Going beyond designing one-time solutions

Of course, good user-centered design methodology is key to creating meaningful solutions in under-privileged parts of the world, but can we go even further? As products and solutions increasingly leverage digital services, the opportunity to co-create and iterate remotely with end users in developing nations becomes even more viable. With the Simprints fingerprint scanner, the team in Cambridge was able to send updated screens to the digital interface in Bangladesh for testing, even turning physical features like lights and vibration on and off. Moreover, the Simprints team was able to enlist “User Champions” within the local NGO office, who would coordinate collecting user feedback and facilitating the local co-creation of the end solution while maintaining engagement with the community.

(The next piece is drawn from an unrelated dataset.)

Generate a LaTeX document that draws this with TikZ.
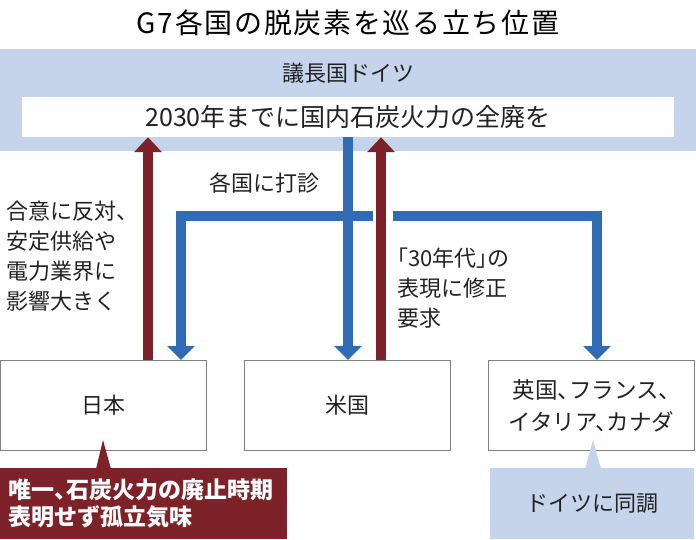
\documentclass[tikz,border=0pt]{standalone}
\usepackage{fontspec}
\setmainfont{Noto Sans CJK JP}
\usepackage{tikz}
\usetikzlibrary{arrows.meta}
\definecolor{bandblue}{HTML}{C6D4EB}
\definecolor{arrowblue}{HTML}{2F6CB4}
\definecolor{arrowred}{HTML}{7D2229}
\definecolor{boxgray}{HTML}{808080}
\definecolor{textgray}{HTML}{222222}
\newcommand{\halfpunct}{\addfontfeatures{RawFeature=+halt}}

\begin{document}
\begin{tikzpicture}[x=1pt,y=-1pt,
        txt/.style={font=\fontsize{22}{30}\selectfont,inner sep=0pt,text=textgray},
        country/.style={shape=rectangle,draw=boxgray,line width=1.2pt,fill=white,minimum width=206pt,minimum height=90pt,txt,align=center},
        note/.style={shape=rectangle,minimum height=71pt,inner sep=0pt},
        blueline/.style={draw=arrowblue,line width=10.5pt},
        bluearrow/.style={blueline,-{Triangle[width=27pt,length=14pt]}},
        redarrow/.style={draw=arrowred,line width=10pt,-{Triangle[width=27pt,length=15pt]}}]
        \useasboundingbox (0,0) rectangle (696,539);

        \node[txt,text=black,font=\fontsize{28}{32}\selectfont\addfontfeatures{LetterSpace=6}] (title) at (348,23) {G7各国の脱炭素を巡る立ち位置};

        \node[shape=rectangle,fill=bandblue,minimum width=696pt,minimum height=102pt,inner sep=0pt] (band) at (348,100) {};
        \node[txt] (chair) at (348,73) {議長国ドイツ};
        \node[shape=rectangle,fill=white,minimum width=652pt,minimum height=40pt,txt,font=\fontsize{25}{30}\selectfont] (goal) at (348,117) {2030年までに国内石炭火力の全廃を};

        \node[country] (jp) at (103.5,405.5) {日本};
        \node[country] (us) at (347.5,405.5) {米国};
        \node[country,font=\fontsize{22.5}{32}\selectfont\halfpunct] (other) at (591.5,405.5) {英国、フランス、\\イタリア、カナダ};

        \coordinate (fork) at (348,216);
        \coordinate (gapl) at (373,216);
        \coordinate (gapr) at (393,216);
        \coordinate (jpin) at (181,360);
        \coordinate (otherin) at (597,360);
        \coordinate (jpout) at (148,360);
        \coordinate (usout) at (381,360);

        % Germany sounds out the others
        \path[bluearrow] (goal.south) -- (goal.south |- us.north);
        \path[bluearrow] (fork) -| (jpin);
        \path[blueline] (fork) -- (gapl);
        \path[bluearrow] (gapr) -| (otherin);

        % objections back to the chair
        \path[redarrow] (jpout) -- (jpout |- goal.south);
        \path[redarrow] (usout) -- (usout |- goal.south);

        \node[txt] (ask) at (264,183) {各国に打診};
        \node[txt,align=left,anchor=west] (jpreason) at (6,256.5) {合意に反対、\\安定供給や\\電力業界に\\影響大きく};
        \node[txt,font=\fontsize{22}{30}\selectfont\halfpunct,align=left,anchor=west] (usreq) at (397,288) {「30年代」の\\表現に修正\\要求};

        \node[note,fill=arrowred,minimum width=287pt,text width=269pt,align=left,text=white,font=\bfseries\fontsize{23}{27}\selectfont\halfpunct] (jpnote) at (143.5,503.5) {唯一、石炭火力の廃止時期\\表明せず孤立気味};
        \fill[arrowred] (96,469) -- (103,440) -- (111,469) -- cycle;

        \node[note,fill=bandblue,minimum width=204pt,txt] (denote) at (592,503.5) {ドイツに同調};
        \fill[bandblue] (585,469) -- (593,440) -- (601,469) -- cycle;
\end{tikzpicture}
\end{document}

Empowering design-capable companies to change the world

The fact of the matter is, whether you’re a non-profit startup like Simprints, or a large multi-national corporation, embracing and adopting user-centered design processes is not an option, it’s the path forward to creating real value in the world ahead. For non-profits, enabling success results not just in satisfied customers, but improved quality life or even saving lives. In our partnership with Simprints, we didn’t just hand over design deliverables — we taught them how to use tools like user journeys and design research methodologies to enable them to be more design-capable themselves. This approach, we hope, will empower organizations to have even more impact, bringing the power of design to some of the world’s biggest problems.